* **Your goal**: Copy only this: the line containing "What TikZ code", the line containing "at (52, 65)", and every line between them, exactly as written.

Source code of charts
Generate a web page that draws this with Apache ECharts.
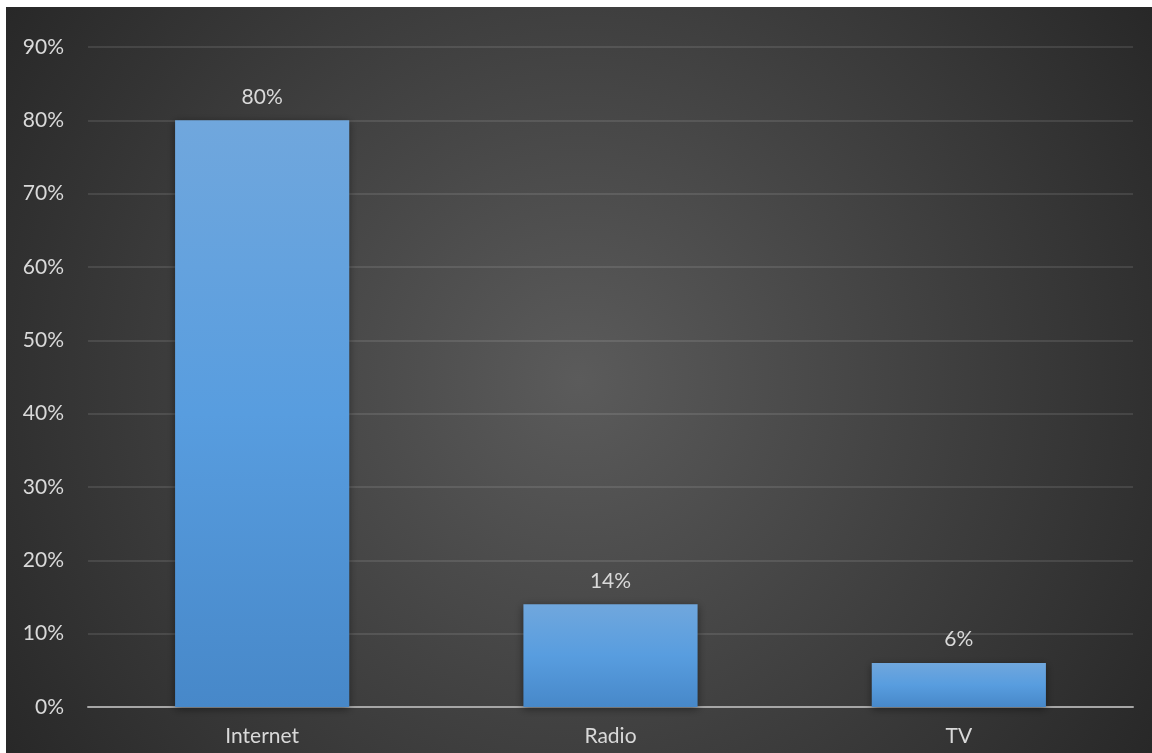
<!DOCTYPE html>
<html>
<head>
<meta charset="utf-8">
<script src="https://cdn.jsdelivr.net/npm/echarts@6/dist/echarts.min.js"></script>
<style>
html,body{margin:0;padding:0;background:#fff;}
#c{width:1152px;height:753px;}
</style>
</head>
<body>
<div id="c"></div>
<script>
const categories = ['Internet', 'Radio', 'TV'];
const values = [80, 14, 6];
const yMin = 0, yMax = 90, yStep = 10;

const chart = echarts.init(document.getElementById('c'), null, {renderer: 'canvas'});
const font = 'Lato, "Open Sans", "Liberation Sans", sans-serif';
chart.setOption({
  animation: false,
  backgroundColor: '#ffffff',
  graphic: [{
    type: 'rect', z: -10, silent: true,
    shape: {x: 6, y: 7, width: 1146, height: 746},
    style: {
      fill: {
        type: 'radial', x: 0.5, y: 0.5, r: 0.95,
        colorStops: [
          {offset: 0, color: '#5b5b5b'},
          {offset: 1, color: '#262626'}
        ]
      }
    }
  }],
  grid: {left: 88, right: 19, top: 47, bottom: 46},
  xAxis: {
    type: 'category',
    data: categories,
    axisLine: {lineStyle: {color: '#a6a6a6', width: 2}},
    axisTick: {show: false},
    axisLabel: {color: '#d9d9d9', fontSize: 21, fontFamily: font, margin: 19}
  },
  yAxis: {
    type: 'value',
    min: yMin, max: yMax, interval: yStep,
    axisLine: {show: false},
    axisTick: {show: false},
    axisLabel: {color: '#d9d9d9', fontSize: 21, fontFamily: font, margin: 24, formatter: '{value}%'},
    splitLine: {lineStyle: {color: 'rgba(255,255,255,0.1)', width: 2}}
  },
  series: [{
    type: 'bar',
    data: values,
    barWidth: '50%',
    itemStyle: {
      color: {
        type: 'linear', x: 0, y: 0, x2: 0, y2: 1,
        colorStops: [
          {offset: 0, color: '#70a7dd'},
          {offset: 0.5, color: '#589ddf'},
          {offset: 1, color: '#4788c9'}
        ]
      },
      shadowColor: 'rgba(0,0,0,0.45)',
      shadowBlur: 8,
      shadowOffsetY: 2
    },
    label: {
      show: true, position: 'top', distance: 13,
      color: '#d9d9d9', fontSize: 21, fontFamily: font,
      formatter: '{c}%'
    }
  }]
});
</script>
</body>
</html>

--

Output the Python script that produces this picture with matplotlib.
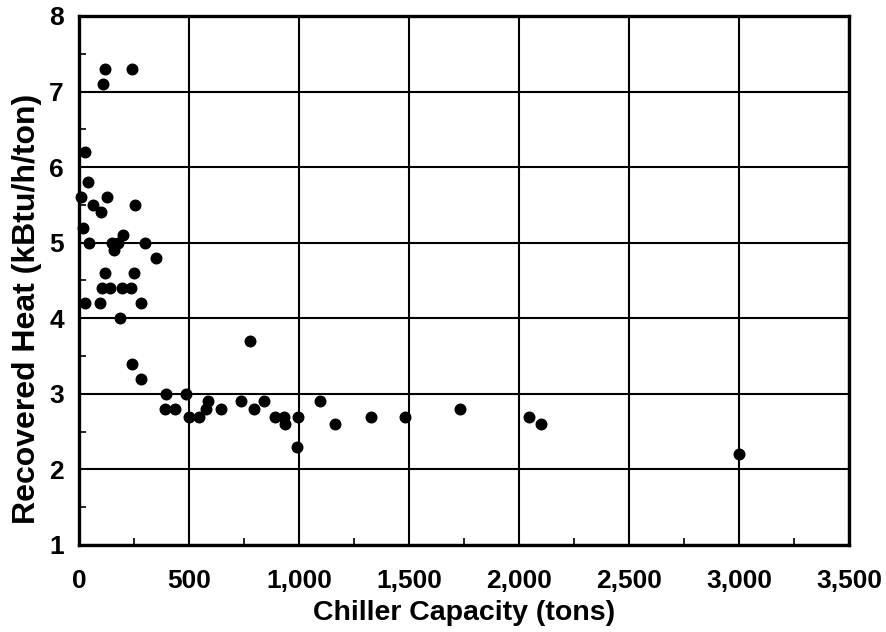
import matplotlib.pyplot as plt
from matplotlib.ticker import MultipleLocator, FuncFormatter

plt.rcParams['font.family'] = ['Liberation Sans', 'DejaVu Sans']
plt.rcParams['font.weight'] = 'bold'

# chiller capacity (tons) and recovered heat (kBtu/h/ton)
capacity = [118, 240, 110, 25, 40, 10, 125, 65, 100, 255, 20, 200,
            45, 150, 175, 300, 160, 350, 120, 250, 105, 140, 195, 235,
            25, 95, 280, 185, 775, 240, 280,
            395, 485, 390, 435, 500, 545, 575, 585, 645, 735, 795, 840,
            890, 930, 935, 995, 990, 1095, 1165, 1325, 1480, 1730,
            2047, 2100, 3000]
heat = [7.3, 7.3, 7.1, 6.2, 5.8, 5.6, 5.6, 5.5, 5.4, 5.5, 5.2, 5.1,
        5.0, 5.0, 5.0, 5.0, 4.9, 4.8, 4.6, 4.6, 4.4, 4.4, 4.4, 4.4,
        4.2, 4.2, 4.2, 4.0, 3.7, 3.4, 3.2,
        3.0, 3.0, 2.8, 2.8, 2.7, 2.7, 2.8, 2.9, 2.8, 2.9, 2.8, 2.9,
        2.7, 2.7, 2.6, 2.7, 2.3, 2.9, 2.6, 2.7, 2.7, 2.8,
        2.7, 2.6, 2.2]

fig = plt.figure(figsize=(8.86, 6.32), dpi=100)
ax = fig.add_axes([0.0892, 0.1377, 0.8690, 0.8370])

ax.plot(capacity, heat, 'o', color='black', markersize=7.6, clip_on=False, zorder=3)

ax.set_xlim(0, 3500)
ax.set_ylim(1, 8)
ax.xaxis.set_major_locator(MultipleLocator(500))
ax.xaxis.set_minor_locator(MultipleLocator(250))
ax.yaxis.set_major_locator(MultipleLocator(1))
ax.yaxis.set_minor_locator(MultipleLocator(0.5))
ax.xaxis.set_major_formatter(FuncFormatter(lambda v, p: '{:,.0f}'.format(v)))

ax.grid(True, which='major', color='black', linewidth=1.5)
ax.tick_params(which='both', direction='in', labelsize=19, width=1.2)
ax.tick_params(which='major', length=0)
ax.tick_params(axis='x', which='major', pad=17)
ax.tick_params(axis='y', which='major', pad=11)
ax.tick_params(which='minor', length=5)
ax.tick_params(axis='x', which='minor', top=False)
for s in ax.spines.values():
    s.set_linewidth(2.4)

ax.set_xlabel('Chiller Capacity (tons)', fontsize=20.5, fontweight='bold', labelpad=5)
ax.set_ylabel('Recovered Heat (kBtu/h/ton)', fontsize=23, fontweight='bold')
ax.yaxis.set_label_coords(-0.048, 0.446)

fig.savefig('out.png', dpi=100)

==

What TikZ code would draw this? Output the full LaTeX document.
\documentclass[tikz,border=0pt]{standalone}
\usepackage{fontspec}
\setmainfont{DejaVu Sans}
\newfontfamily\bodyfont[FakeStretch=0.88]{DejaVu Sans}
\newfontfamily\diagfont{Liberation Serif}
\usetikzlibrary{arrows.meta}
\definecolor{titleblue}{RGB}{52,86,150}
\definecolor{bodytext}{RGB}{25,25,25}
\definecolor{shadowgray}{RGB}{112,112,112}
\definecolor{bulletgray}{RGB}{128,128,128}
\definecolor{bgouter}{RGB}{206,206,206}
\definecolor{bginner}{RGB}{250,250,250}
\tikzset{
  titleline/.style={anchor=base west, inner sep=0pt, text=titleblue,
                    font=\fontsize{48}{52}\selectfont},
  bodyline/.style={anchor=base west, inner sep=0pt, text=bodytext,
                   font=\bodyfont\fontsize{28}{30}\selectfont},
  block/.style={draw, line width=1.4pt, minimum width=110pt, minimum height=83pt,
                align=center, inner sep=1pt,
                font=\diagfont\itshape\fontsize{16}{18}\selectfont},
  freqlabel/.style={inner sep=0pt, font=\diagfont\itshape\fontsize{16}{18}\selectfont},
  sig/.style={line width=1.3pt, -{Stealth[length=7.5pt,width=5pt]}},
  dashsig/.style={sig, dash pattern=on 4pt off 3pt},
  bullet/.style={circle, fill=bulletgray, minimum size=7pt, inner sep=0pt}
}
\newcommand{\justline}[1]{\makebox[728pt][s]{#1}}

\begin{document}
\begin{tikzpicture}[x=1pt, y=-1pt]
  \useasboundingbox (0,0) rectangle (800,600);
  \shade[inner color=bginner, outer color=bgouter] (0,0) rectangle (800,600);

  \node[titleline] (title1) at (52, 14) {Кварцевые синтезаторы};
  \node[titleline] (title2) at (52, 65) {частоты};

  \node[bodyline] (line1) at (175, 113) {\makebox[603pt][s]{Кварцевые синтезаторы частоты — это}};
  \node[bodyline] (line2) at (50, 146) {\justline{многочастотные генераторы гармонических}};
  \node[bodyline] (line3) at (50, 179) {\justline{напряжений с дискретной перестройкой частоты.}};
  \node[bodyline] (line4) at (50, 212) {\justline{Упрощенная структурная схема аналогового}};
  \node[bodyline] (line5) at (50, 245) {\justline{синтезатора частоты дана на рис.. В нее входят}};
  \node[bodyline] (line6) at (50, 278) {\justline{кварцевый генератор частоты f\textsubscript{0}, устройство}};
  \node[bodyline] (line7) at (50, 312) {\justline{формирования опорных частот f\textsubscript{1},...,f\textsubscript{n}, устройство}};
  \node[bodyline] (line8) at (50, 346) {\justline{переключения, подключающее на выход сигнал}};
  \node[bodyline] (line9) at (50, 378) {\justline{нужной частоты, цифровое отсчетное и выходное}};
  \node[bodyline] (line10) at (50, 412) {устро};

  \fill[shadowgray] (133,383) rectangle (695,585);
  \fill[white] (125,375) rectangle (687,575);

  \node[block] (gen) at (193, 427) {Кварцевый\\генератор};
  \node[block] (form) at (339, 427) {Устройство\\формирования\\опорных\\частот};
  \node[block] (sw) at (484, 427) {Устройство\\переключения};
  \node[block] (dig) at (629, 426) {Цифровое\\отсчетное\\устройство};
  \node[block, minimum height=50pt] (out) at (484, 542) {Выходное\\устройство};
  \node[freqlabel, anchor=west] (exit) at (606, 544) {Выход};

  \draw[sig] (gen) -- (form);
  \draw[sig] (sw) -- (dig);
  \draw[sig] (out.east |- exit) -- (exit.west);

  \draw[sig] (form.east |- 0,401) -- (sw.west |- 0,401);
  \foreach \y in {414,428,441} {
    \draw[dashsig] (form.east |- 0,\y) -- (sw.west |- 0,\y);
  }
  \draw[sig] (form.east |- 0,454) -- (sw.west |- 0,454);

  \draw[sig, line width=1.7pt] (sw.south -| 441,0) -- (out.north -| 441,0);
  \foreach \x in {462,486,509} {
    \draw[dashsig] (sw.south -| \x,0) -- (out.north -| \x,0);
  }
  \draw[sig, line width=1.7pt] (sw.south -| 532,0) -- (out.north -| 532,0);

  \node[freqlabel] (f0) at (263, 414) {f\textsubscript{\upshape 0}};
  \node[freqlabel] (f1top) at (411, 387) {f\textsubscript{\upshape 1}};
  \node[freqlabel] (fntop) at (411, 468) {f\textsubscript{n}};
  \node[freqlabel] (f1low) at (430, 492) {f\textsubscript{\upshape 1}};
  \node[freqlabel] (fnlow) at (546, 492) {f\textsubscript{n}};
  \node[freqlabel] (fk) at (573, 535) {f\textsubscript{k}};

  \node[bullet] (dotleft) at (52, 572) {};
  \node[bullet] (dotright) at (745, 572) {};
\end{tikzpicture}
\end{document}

* **Response**:
What TikZ code would draw this? Output the full LaTeX document.
\documentclass[tikz,border=0pt]{standalone}
\usepackage{fontspec}
\setmainfont{DejaVu Sans}
\newfontfamily\bodyfont[FakeStretch=0.88]{DejaVu Sans}
\newfontfamily\diagfont{Liberation Serif}
\usetikzlibrary{arrows.meta}
\definecolor{titleblue}{RGB}{52,86,150}
\definecolor{bodytext}{RGB}{25,25,25}
\definecolor{shadowgray}{RGB}{112,112,112}
\definecolor{bulletgray}{RGB}{128,128,128}
\definecolor{bgouter}{RGB}{206,206,206}
\definecolor{bginner}{RGB}{250,250,250}
\tikzset{
  titleline/.style={anchor=base west, inner sep=0pt, text=titleblue,
                    font=\fontsize{48}{52}\selectfont},
  bodyline/.style={anchor=base west, inner sep=0pt, text=bodytext,
                   font=\bodyfont\fontsize{28}{30}\selectfont},
  block/.style={draw, line width=1.4pt, minimum width=110pt, minimum height=83pt,
                align=center, inner sep=1pt,
                font=\diagfont\itshape\fontsize{16}{18}\selectfont},
  freqlabel/.style={inner sep=0pt, font=\diagfont\itshape\fontsize{16}{18}\selectfont},
  sig/.style={line width=1.3pt, -{Stealth[length=7.5pt,width=5pt]}},
  dashsig/.style={sig, dash pattern=on 4pt off 3pt},
  bullet/.style={circle, fill=bulletgray, minimum size=7pt, inner sep=0pt}
}
\newcommand{\justline}[1]{\makebox[728pt][s]{#1}}

\begin{document}
\begin{tikzpicture}[x=1pt, y=-1pt]
  \useasboundingbox (0,0) rectangle (800,600);
  \shade[inner color=bginner, outer color=bgouter] (0,0) rectangle (800,600);

  \node[titleline] (title1) at (52, 14) {Кварцевые синтезаторы};
  \node[titleline] (title2) at (52, 65) {частоты};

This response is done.